The defendant in the statement of Defence admitted
terminating the plaintiff's appointment but said that
the termination was not wrongful or unlawful because it
was done in "accordance with the Collective Agreement"
between the defendant and the workers union of which the
plaintiff was a member. According to the defendant that
collective agreement empowered it to "dismiss" the
plaintiff "summarily without giving reasons".

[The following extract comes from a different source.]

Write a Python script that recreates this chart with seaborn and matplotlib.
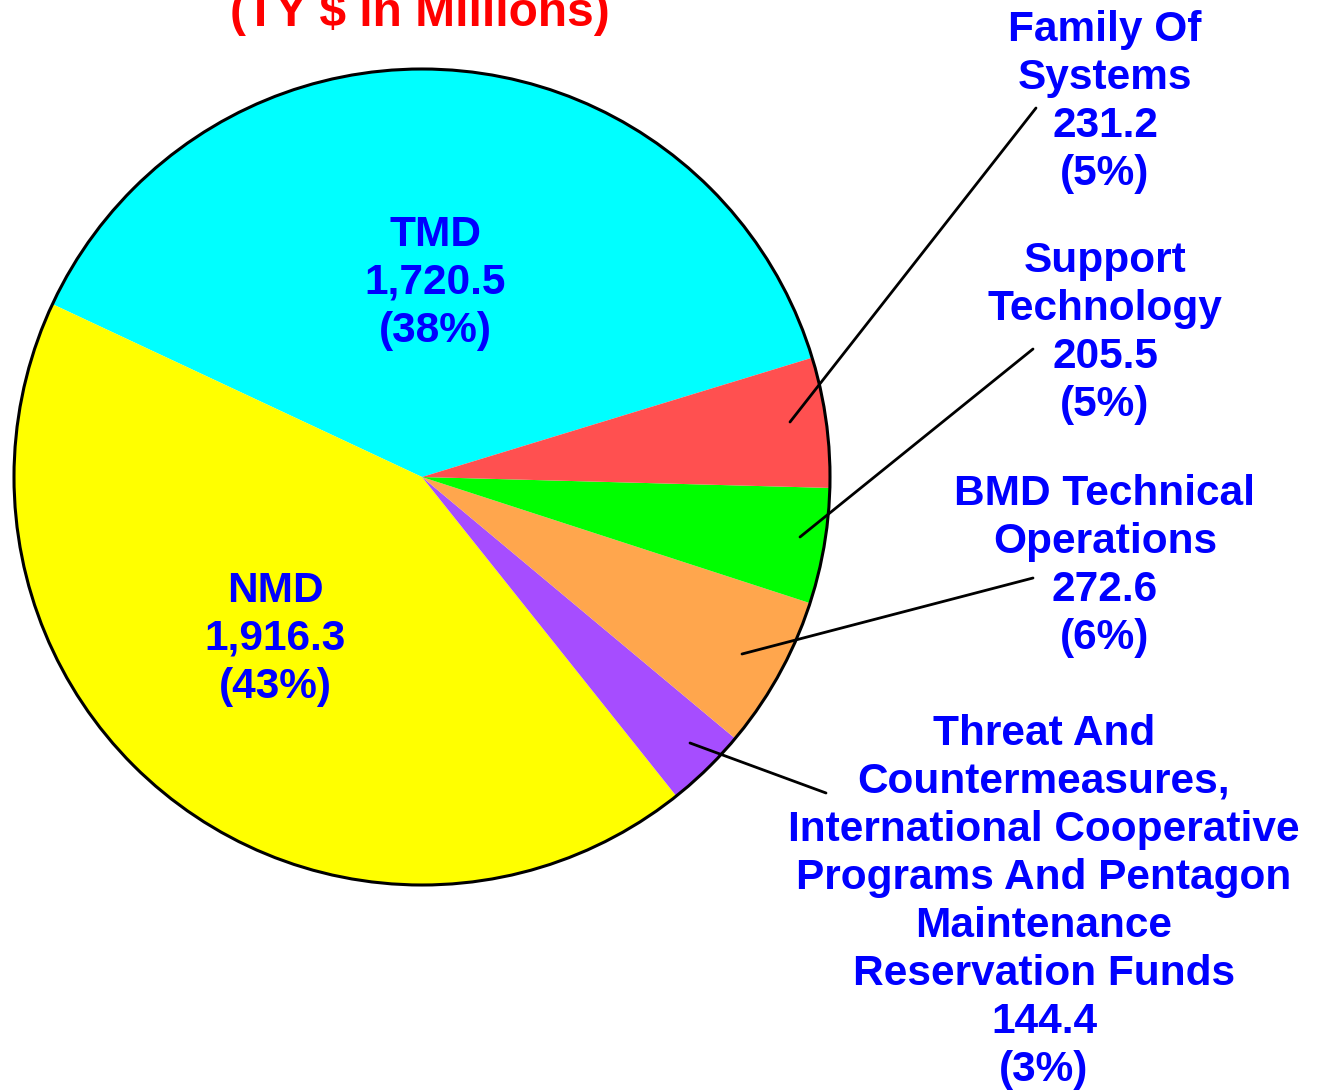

There is one bizarre aspect of this case. The parties,
upon the pleading, agreed that the central issue for
determination was, as set out in the Summons for
Directions, this:
Whether or not the plaintiff was terminated in
accordance with the collective agreement in force
between the defendant corporation and the General
Transport Petroleum and Chemical Workers Union the TUC,
Ghana".
But the trial took a different turn. The issue set out
in the summons was not dealt with at all. The parties
did not address their mind to the Collective Agreement;
no such agreement was even tendered. The letter
terminating the appointment became the fulcrum of the
litigation, and the redeployment exercise and the
plaintiff's under-utilization were the only issues dealt
with.
The High Court tried the case and dismissed the
plaintiffs claim. The learned trial High Court Judge
concluded his judgment as follows:—
"... I hold that taking the evidence of the plaintiff
and that of the witness for defendant, coupled with the
exhibits tendered by both parties, there was nothing
wrong in the redeployment exercise embarked upon by
defendant and which affected not only plaintiff but
several others in defendant corporation. Accordingly I
hold that plaintiff was not victimised in any way. Her
claim against defendant corporation is dismissed in its
entirety".
The plaintiff appealed to the Court of Appeal and argued
two grounds, that:
1.
The learned judge erred in even considering the decision
delivered by the Commission on Human Rights and
Administrative Justice and basing his judgment on it.
2.
The learned trial judged erred in law in failing to
consider the fairness of the reasons given for
termination of plaintiff/appellant in the redeployment
exercise.
The Court of Appeal (three judges) unanimously dismissed
the appeal mainly on the ground that the plaintiff had
failed to establish that by the terms of her contract of
employment, the defendant was obliged to assign reasons
for terminating the appointment, and, in any case, the
defendant's reason that the termination was the result
of a redeployment exercise was sufficient.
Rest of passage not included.